__Task goal__
Copy only the lines from the one containing "Output the LaTeX" through the final line of the records below, exactly as written, with no pictures.

(Figure scripts)
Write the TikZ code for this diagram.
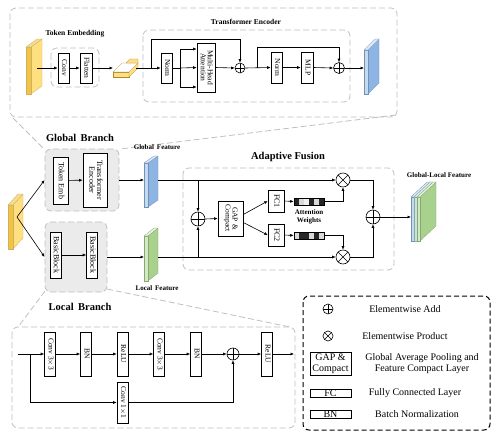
\documentclass[tikz,border=0pt]{standalone}
\usepackage{fontspec}
\setmainfont{Liberation Serif}
\usetikzlibrary{arrows.meta,calc}
\definecolor{yelS}{HTML}{FFDF80}
\definecolor{yelF}{HTML}{F5C342}
\definecolor{bluS}{HTML}{8DB4E2}
\definecolor{bluF}{HTML}{C5D9F1}
\definecolor{grnS}{HTML}{A9D18E}
\definecolor{grnF}{HTML}{D6E9C6}
\definecolor{teaS}{HTML}{A6D5CB}
\definecolor{teaF}{HTML}{C8E6DF}
\newcommand{\rt}[1]{\rotatebox{-90}{\def\arraystretch{0.85}\begin{tabular}{@{}c@{}}#1\end{tabular}}}
\newcommand{\slab}[8]{%
 \filldraw[fill=#8, draw=#8!80!black, line width=0.3pt] (#1+#4,#2) -- ++(#5,-#6) -- (#1+#4+#5,#3-#6) -- (#1+#4,#3) -- cycle;
 \filldraw[fill=#7, draw=#8!80!black, line width=0.3pt] (#1,#2) rectangle (#1+#4,#3);
 \filldraw[fill=#7!60!white, draw=#8!80!black, line width=0.3pt] (#1,#2) -- (#1+#4,#2) -- ++(#5,-#6) -- ++(-#4,0) -- cycle;}
\tikzset{
 gdash/.style={draw=black!25, dash pattern=on 6pt off 3pt, line width=0.8pt, rounded corners=6pt},
 zl/.style={draw=black!25, dash pattern=on 6pt off 3pt, line width=0.8pt},
 brbox/.style={gdash, fill=black!8, inner sep=0pt},
 blk/.style={draw, fill=white, inner sep=0pt, line width=0.6pt, align=center, font=\fontsize{7.5}{8}\selectfont},
 blks/.style={blk, font=\fontsize{7.5}{8}\selectfont},
 blkm/.style={blk, font=\fontsize{8}{8.5}\selectfont},
 lgbox/.style={draw, fill=white, inner sep=0pt, line width=0.6pt, align=center, font=\fontsize{10}{11}\selectfont},
 lgtxt/.style={align=center, font=\fontsize{10}{11.5}\selectfont},
 arr/.style={-{Latex[length=3.5pt,width=3pt]}, line width=0.6pt},
 ln/.style={line width=0.6pt},
 addc/.style={circle, draw, fill=white, line width=0.6pt, minimum size=#1, inner sep=0pt,
   path picture={\draw[line width=0.6pt] (path picture bounding box.north)--(path picture bounding box.south) (path picture bounding box.west)--(path picture bounding box.east);}},
 addc/.default=12pt,
 mulc/.style={circle, draw, fill=white, line width=0.6pt, minimum size=#1, inner sep=0pt,
   path picture={\draw[line width=0.6pt] (path picture bounding box.north west)--(path picture bounding box.south east) (path picture bounding box.south west)--(path picture bounding box.north east);}},
 mulc/.default=12pt,
 ttl/.style={font=\bfseries\fontsize{10.5}{12}\selectfont},
 lbl/.style={font=\bfseries\fontsize{7.5}{8.5}\selectfont, align=center},
}
\begin{document}
\begin{tikzpicture}[x=1pt,y=-1pt]
\useasboundingbox (0,0) rectangle (498,439);

% ---------------- panels and zoom lines ----------------
\draw[gdash] (10,8) rectangle (397,117);
\draw[gdash] (51,48) rectangle (99,87);
\draw[gdash] (143,30) rectangle (350,102);
\draw[zl] (13,118) -- (45,150);
\draw[zl] (396,115) -- (120,149);
\draw[gdash] (183,168) rectangle (394,270);
\draw[gdash] (12,327) rectangle (295,428);
\draw[zl] (45,291) -- (18,327);
\draw[zl] (107,289) -- (290,327);

\node[brbox, minimum width=74pt, minimum height=62pt] (GB) at (82,180) {};
\node[brbox, minimum width=62pt, minimum height=70pt] (LB) at (76,257) {};

% ---------------- titles ----------------
\node[lbl] (tTE) at (75,34) {Token Embedding};
\node[lbl] (tTR) at (246,22) {Transformer Encoder};
\node[ttl] (tGB) at (80,138) {Global\, Branch};
\node[ttl] (tLB) at (80,307) {Local\, Branch};
\node[ttl] (tAF) at (288,157) {Adaptive Fusion};
\node[lbl, font=\bfseries\fontsize{7}{8}\selectfont] (tGF) at (157,147) {Global\, Feature};
\node[lbl, font=\bfseries\fontsize{7}{8}\selectfont] (tLF) at (157,288) {Local\, Feature};
\node[lbl, font=\bfseries\fontsize{7}{8}\selectfont] (tGL) at (439,175) {Global-Local Feature};
\node[lbl, font=\bfseries\fontsize{7}{8}\selectfont] (tAW) at (309,217) {Attention\\Weights};

% ---------------- top panel ----------------
\slab{26}{47}{94}{5}{11}{8}{yelF}{yelS}
\coordinate (inT) at (37,68);
\node[blk, minimum width=11pt, minimum height=30pt] (Conv) at (63.5,68) {\rt{Conv}};
\node[blk, minimum width=12pt, minimum height=30pt] (Flat) at (86,68) {\rt{Flatten}};
% flattened tile
\filldraw[fill=yelS, draw=yelF!70!black, line width=0.3pt] (113,72) -- (129,72) -- (129,77) -- (113,77) -- cycle;
\filldraw[fill=yelS, draw=yelF!70!black, line width=0.3pt] (129,72) -- (138,63) -- (138,68) -- (129,77) -- cycle;
\filldraw[fill=white, draw=yelF!70!black, line width=0.3pt] (113,72) -- (129,72) -- (138,63) -- (122,63) -- cycle;
\filldraw[fill=yelS, draw=yelF!70!black, line width=0.3pt] (126,63) -- (138,63) -- (138,59) -- (130,59) -- cycle;
\coordinate (tileL) at (113,68);
\coordinate (tileR) at (136,68);
\node[blk, minimum width=11pt, minimum height=30pt] (N1) at (166.5,68) {\rt{Norm}};
\node[blk, minimum width=18pt, minimum height=49pt] (MHA) at (206,67.5) {\rt{Multi-Head\\Attention}};
\node[addc=10pt] (A1) at (240,68) {};
\node[blk, minimum width=11pt, minimum height=31pt] (N2) at (276.5,67.5) {\rt{Norm}};
\node[blk, minimum width=12pt, minimum height=31pt] (MLP) at (307,67.5) {\rt{MLP}};
\node[addc=11pt] (A2) at (339,68) {};
\slab{364}{50}{94}{4}{11}{11}{bluF}{bluS}
\coordinate (outT) at (364,68);

\draw[arr] (inT) -- (Conv.west);
\draw[arr] (Conv) -- (Flat);
\draw[arr] (Flat.east) -- (tileL);
\draw[arr] (tileR) -- (N1.west);
\coordinate (sk1) at (151,68);
\draw[arr] (sk1) -- (151,39) -| (A1.north);
\coordinate (br1) at (180,68);
\draw[ln] (N1.east) -- (br1);
\draw[arr] (br1) -- (MHA.west);
\draw[arr] (br1) |- ([yshift=18.5pt]MHA.west);
\draw[arr] (br1) |- ([yshift=-19.5pt]MHA.west);
\draw[arr] (MHA.east) -- (A1.west);
\draw[arr] (A1.east) -- (N2.west);
\coordinate (sk2) at (257,68);
\draw[arr] (sk2) -- (257,47) -| (A2.north);
\draw[arr] (N2) -- (MLP);
\draw[arr] (MLP.east) -- (A2.west);
\draw[arr] (A2.east) -- (outT);

% ---------------- branches ----------------
\slab{8}{205}{249}{5}{10}{11}{yelF}{yelS}
\coordinate (inS) at (17,217);
\draw[arr] (inS) -- (GB.west);
\draw[arr] (inS) -- (LB.west);
\node[blkm, minimum width=15pt, minimum height=47pt] (TokE) at (60.5,180.5) {\rt{Token Emb}};
\node[blkm, minimum width=24pt, minimum height=54pt] (TEnc) at (95,180) {\rt{Transformer\\Encoder}};
\draw[arr] (TokE) -- (TEnc);
\node[blkm, minimum width=11pt, minimum height=46pt] (BB1) at (55.5,255) {\rt{BasicBlock}};
\node[blkm, minimum width=11pt, minimum height=46pt] (BB2) at (92,255) {\rt{BasicBlock}};
\draw[arr] (BB1) -- (BB2);

\slab{144}{163}{207}{4}{10}{7}{bluF}{bluS}
\slab{144}{236}{281}{4}{10}{8}{grnF}{grnS}
\coordinate (gfL) at (144,180);
\coordinate (gfR) at (158,180);
\coordinate (lfL) at (144,257);
\coordinate (lfR) at (158,257);
\draw[arr] (GB.east) -- (gfL);
\draw[arr] (LB.east) -- (lfL);

% ---------------- adaptive fusion ----------------
\node[mulc=14pt] (MT) at (343,180) {};
\node[mulc=14pt] (MB) at (343,257) {};
\node[addc=14pt] (AF) at (198,219) {};
\node[addc=14pt] (AO) at (373,217) {};
\node[blk, minimum width=25pt, minimum height=35pt] (GAP) at (230.5,218.5) {\rt{GAP \&\\Compact}};
\node[blkm, minimum width=16pt, minimum height=22pt] (FC1) at (276,201) {\rt{FC1}};
\node[blkm, minimum width=16pt, minimum height=22pt] (FC2) at (276,235) {\rt{FC2}};
\foreach \c [count=\i from 0] in {black!85,black!15,black!6,black!85,black!15,black!85}
  \fill[\c] (294+5*\i,198) rectangle ++(5,7);
\foreach \c [count=\i from 0] in {black!15,black!85,black!85,black!15,black!85,black!15}
  \fill[\c] (294+5*\i,232) rectangle ++(5,7);
\node[draw, line width=0.6pt, minimum width=30pt, minimum height=7pt, inner sep=0pt] (bar1) at (309,201.5) {};
\node[draw, line width=0.6pt, minimum width=30pt, minimum height=7pt, inner sep=0pt] (bar2) at (309,235.5) {};

\draw[arr] (gfR) -- (MT.west);
\draw[arr] (lfR) -- (MB.west);
\coordinate (fT) at (198,180);
\coordinate (fB) at (198,257);
\draw[arr] (fT) -- (AF.north);
\draw[arr] (fB) -- (AF.south);
\draw[arr] (AF.east) -- (GAP.west);
\draw[arr] ([yshift=4pt]GAP.east) -- (FC1.west);
\draw[arr] ([yshift=-4pt]GAP.east) -- (FC2.west);
\draw[arr] (FC1.east) -- (bar1.west);
\draw[arr] (FC2.east) -- (bar2.west);
\draw[arr] (bar1.east) -| (MT.south);
\draw[arr] (bar2.east) -| (MB.north);
\draw[arr] (MT.east) -| (AO.north);
\draw[arr] (MB.east) -| (AO.south);

\slab{411}{197}{241}{3}{16}{15}{bluF}{bluS}
\slab{414}{197}{241}{3}{16}{15}{teaF}{teaS}
\slab{417}{197}{241}{3}{16}{15}{grnF}{grnS}
\coordinate (glL) at (411,217);
\draw[arr] (AO.east) -- (glL);

% ---------------- lower panel (basic block) ----------------
\coordinate (lin) at (18,354);
\node[blks, minimum width=11pt, minimum height=44pt] (C1) at (50,354) {\rt{Conv 3$\times$3}};
\node[blks, minimum width=11pt, minimum height=44pt] (BN1) at (86,354) {\rt{BN}};
\node[blks, minimum width=11pt, minimum height=44pt] (R1) at (122.5,354) {\rt{ReLU}};
\node[blks, minimum width=11pt, minimum height=44pt] (C2) at (159,354) {\rt{Conv 3$\times$3}};
\node[blks, minimum width=11pt, minimum height=44pt] (BN2) at (196,354) {\rt{BN}};
\node[addc=12pt] (AL) at (233,354) {};
\node[blks, minimum width=11pt, minimum height=44pt] (R2) at (267,354) {\rt{ReLU}};
\coordinate (lout) at (294,354);
\node[blks, minimum width=11pt, minimum height=41pt] (C11) at (122.5,402.5) {\rt{Conv 1$\times$1}};
\draw[arr] (lin) -- (C1.west);
\draw[arr] (C1) -- (BN1);
\draw[arr] (BN1) -- (R1);
\draw[arr] (R1) -- (C2);
\draw[arr] (C2) -- (BN2);
\draw[arr] (BN2.east) -- (AL.west);
\draw[arr] (AL.east) -- (R2.west);
\draw[arr] (R2.east) -- (lout);
\coordinate (sc) at (30,354);
\draw[arr] (sc) |- (C11.west);
\draw[arr] (C11.east) -| (AL.south);

% ---------------- legend ----------------
\draw[dash pattern=on 5pt off 3pt, line width=1pt, rounded corners=6pt] (303,296) rectangle (490,430);
\node[addc=10pt] (LA) at (328,309) {};
\node[lgtxt] (LAt) at (405,309) {Elementwise Add};
\node[mulc=10pt] (LM) at (328,336) {};
\node[lgtxt] (LMt) at (405,336) {Elementwise Product};
\node[lgbox, minimum width=41pt, minimum height=23pt] (LG) at (330.5,363.5) {GAP \&\\Compact};
\node[lgtxt] (LGt) at (422,363.5) {Global Average Pooling and\\Feature Compact Layer};
\node[lgbox, minimum width=41pt, minimum height=8pt] (LF) at (330.5,393) {FC};
\node[lgtxt] (LFt) at (415,393) {Fully Connected Layer};
\node[lgbox, minimum width=41pt, minimum height=8pt] (LBN) at (330.5,414) {BN};
\node[lgtxt] (LBNt) at (417,414) {Batch Normalization};
\end{tikzpicture}
\end{document}
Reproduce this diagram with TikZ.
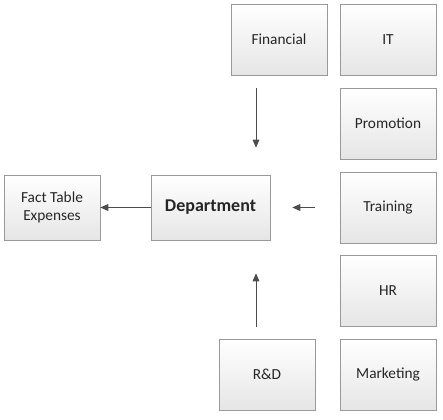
\documentclass[tikz,border=0pt]{standalone}
\usepackage{fontspec}
\setmainfont{Carlito}
\usetikzlibrary{arrows.meta,shadows}

\tikzset{
	tablebox/.style={draw=black!40, top color=white, bottom color=black!10,
		minimum width=72pt, minimum height=53.25pt, inner sep=0pt, align=center,
		font=\fontsize{11.5}{13.5}\selectfont, text=black!85,
		drop shadow={shadow xshift=0.6pt, shadow yshift=-0.6pt, opacity=0.9, fill=black!65}},
	flow/.style={draw=black!70, line width=0.75pt, -{Triangle[length=6pt,width=5pt]}}
}

\begin{document}
\begin{tikzpicture}[x=0.75pt, y=-0.75pt]
	\useasboundingbox (0,0) rectangle (443,419);

	\node[tablebox, minimum height=48.75pt] at (52,207.5) (fact) {Fact Table\\Expenses}; %fact table
	\node[tablebox, minimum width=89.25pt, minimum height=48.75pt,
		font=\fontsize{13.5}{15}\selectfont\bfseries] at (210.5,207.5) (dept) {Department};
	\node[tablebox] at (279,39.5) (fin) {Financial};
	\node[tablebox] at (388,39.5) (it) {IT};
	\node[tablebox] at (388,123.5) (promo) {Promotion};
	\node[tablebox] at (388,207.5) (train) {Training};
	\node[tablebox] at (388,290.5) (hr) {HR};
	\node[tablebox] at (388,374.5) (mkt) {Marketing};
	\node[tablebox] at (267,374.5) (rd) {R\&D};

	\coordinate (col) at (256,0); %arrow column

	\draw[flow] (dept.west) -- (fact.east);
	\draw[flow, shorten <=9.75pt, shorten >=20.25pt] (fin.south -| col) -- (dept.north -| col);
	\draw[flow, shorten <=18.75pt, shorten >=16.5pt] (train.west) -- (dept.east);
	\draw[flow, shorten <=9pt, shorten >=24.75pt] (rd.north -| col) -- (dept.south -| col);
\end{tikzpicture}
\end{document}
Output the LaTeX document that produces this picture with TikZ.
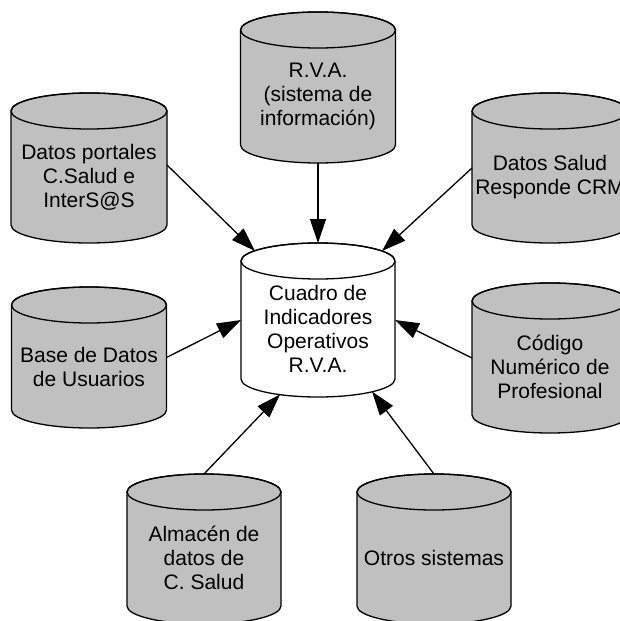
\documentclass[tikz,border=0pt]{standalone}
\usepackage{fontspec}
\setmainfont{Liberation Sans}
\usetikzlibrary{arrows.meta,calc}
\definecolor{dbgray}{RGB}{192,192,192}
\tikzset{
  cylline/.style={draw=black, line width=1.3pt},
  lbl/.style={align=center, font=\fontsize{21}{24}\selectfont, inner sep=0pt},
  anchorbox/.style={rectangle, inner sep=0pt, outer sep=0pt, draw=none},
  feed/.style={line width=1.3pt, -{Triangle[length=24pt,width=16pt]}},
}
% #1 name, #2 centre x, #3 top y, #4 width, #5 height, #6 fill, #7 text
\newcommand\dbcyl[7]{%
  \filldraw[cylline, fill=#6] ({#2-#4/2},{-(#3+18)}) -- ({#2-#4/2},{-(#3+#5-18)})
    arc[start angle=180, end angle=360, x radius={#4/2}, y radius=18]
    -- ({#2+#4/2},{-(#3+18)})
    arc[start angle=0, end angle=180, x radius={#4/2}, y radius=18] -- cycle;
  \draw[cylline] (#2,{-(#3+18)}) ellipse[x radius={#4/2}, y radius=18];
  \node[anchorbox, minimum width=#4pt, minimum height=#5pt] (#1) at (#2,{-(#3+#5/2)}) {};
  \node[lbl] (#1-t) at (#2,{-(#3+(#5+18)/2)}) {#7};
}
\begin{document}
\begin{tikzpicture}[x=1pt,y=1pt]
  \useasboundingbox (0,0) rectangle (620,-621);
  \clip (0,0) rectangle (620,-621);
  \dbcyl{tl}{89}{93}{156}{150}{dbgray}{Datos portales\\C.Salud e\\InterS@S}
  \dbcyl{top}{318}{12}{155}{151}{dbgray}{R.V.A.\\(sistema de\\información)}
  \dbcyl{tr}{550}{93}{156}{150}{dbgray}{Datos Salud\\Responde CRM}
  \dbcyl{lm}{89}{287}{155}{141}{dbgray}{Base de Datos\\de Usuarios}
  \dbcyl{c}{318}{243}{154}{154}{white}{Cuadro de\\Indicadores\\Operativos\\R.V.A.}
  \dbcyl{rm}{550}{283}{156}{150}{dbgray}{Código\\Numérico de\\Profesional}
  \dbcyl{bl}{204}{474}{154}{150}{dbgray}{Almacén de\\datos de\\C. Salud}
  \dbcyl{br}{434}{474}{154}{150}{dbgray}{Otros sistemas}
  \draw[feed] ([yshift=3pt]tl.east) -- ([xshift=14pt,yshift=-8pt]c.north west);
  \draw[feed] (top.south) -- (c.north);
  \draw[feed] (tr.west) -- ([xshift=-13pt,yshift=-8pt]c.north east);
  \draw[feed] (lm.east) -- (c.west);
  \draw[feed] (rm.west) -- (c.east);
  \draw[feed] (bl.north) -- ([xshift=-38pt,yshift=2.5pt]c.south);
  \draw[feed] (br.north) -- ([xshift=54pt,yshift=5.5pt]c.south);
\end{tikzpicture}
\end{document}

__Written response__
Output the LaTeX document that produces this picture with TikZ.
\documentclass[tikz,border=0pt]{standalone}
\usepackage{fontspec}
\setmainfont{Liberation Sans}
\usetikzlibrary{arrows.meta,calc}
\definecolor{dbgray}{RGB}{192,192,192}
\tikzset{
  cylline/.style={draw=black, line width=1.3pt},
  lbl/.style={align=center, font=\fontsize{21}{24}\selectfont, inner sep=0pt},
  anchorbox/.style={rectangle, inner sep=0pt, outer sep=0pt, draw=none},
  feed/.style={line width=1.3pt, -{Triangle[length=24pt,width=16pt]}},
}
% #1 name, #2 centre x, #3 top y, #4 width, #5 height, #6 fill, #7 text
\newcommand\dbcyl[7]{%
  \filldraw[cylline, fill=#6] ({#2-#4/2},{-(#3+18)}) -- ({#2-#4/2},{-(#3+#5-18)})
    arc[start angle=180, end angle=360, x radius={#4/2}, y radius=18]
    -- ({#2+#4/2},{-(#3+18)})
    arc[start angle=0, end angle=180, x radius={#4/2}, y radius=18] -- cycle;
  \draw[cylline] (#2,{-(#3+18)}) ellipse[x radius={#4/2}, y radius=18];
  \node[anchorbox, minimum width=#4pt, minimum height=#5pt] (#1) at (#2,{-(#3+#5/2)}) {};
  \node[lbl] (#1-t) at (#2,{-(#3+(#5+18)/2)}) {#7};
}
\begin{document}
\begin{tikzpicture}[x=1pt,y=1pt]
  \useasboundingbox (0,0) rectangle (620,-621);
  \clip (0,0) rectangle (620,-621);
  \dbcyl{tl}{89}{93}{156}{150}{dbgray}{Datos portales\\C.Salud e\\InterS@S}
  \dbcyl{top}{318}{12}{155}{151}{dbgray}{R.V.A.\\(sistema de\\información)}
  \dbcyl{tr}{550}{93}{156}{150}{dbgray}{Datos Salud\\Responde CRM}
  \dbcyl{lm}{89}{287}{155}{141}{dbgray}{Base de Datos\\de Usuarios}
  \dbcyl{c}{318}{243}{154}{154}{white}{Cuadro de\\Indicadores\\Operativos\\R.V.A.}
  \dbcyl{rm}{550}{283}{156}{150}{dbgray}{Código\\Numérico de\\Profesional}
  \dbcyl{bl}{204}{474}{154}{150}{dbgray}{Almacén de\\datos de\\C. Salud}
  \dbcyl{br}{434}{474}{154}{150}{dbgray}{Otros sistemas}
  \draw[feed] ([yshift=3pt]tl.east) -- ([xshift=14pt,yshift=-8pt]c.north west);
  \draw[feed] (top.south) -- (c.north);
  \draw[feed] (tr.west) -- ([xshift=-13pt,yshift=-8pt]c.north east);
  \draw[feed] (lm.east) -- (c.west);
  \draw[feed] (rm.west) -- (c.east);
  \draw[feed] (bl.north) -- ([xshift=-38pt,yshift=2.5pt]c.south);
  \draw[feed] (br.north) -- ([xshift=54pt,yshift=5.5pt]c.south);
\end{tikzpicture}
\end{document}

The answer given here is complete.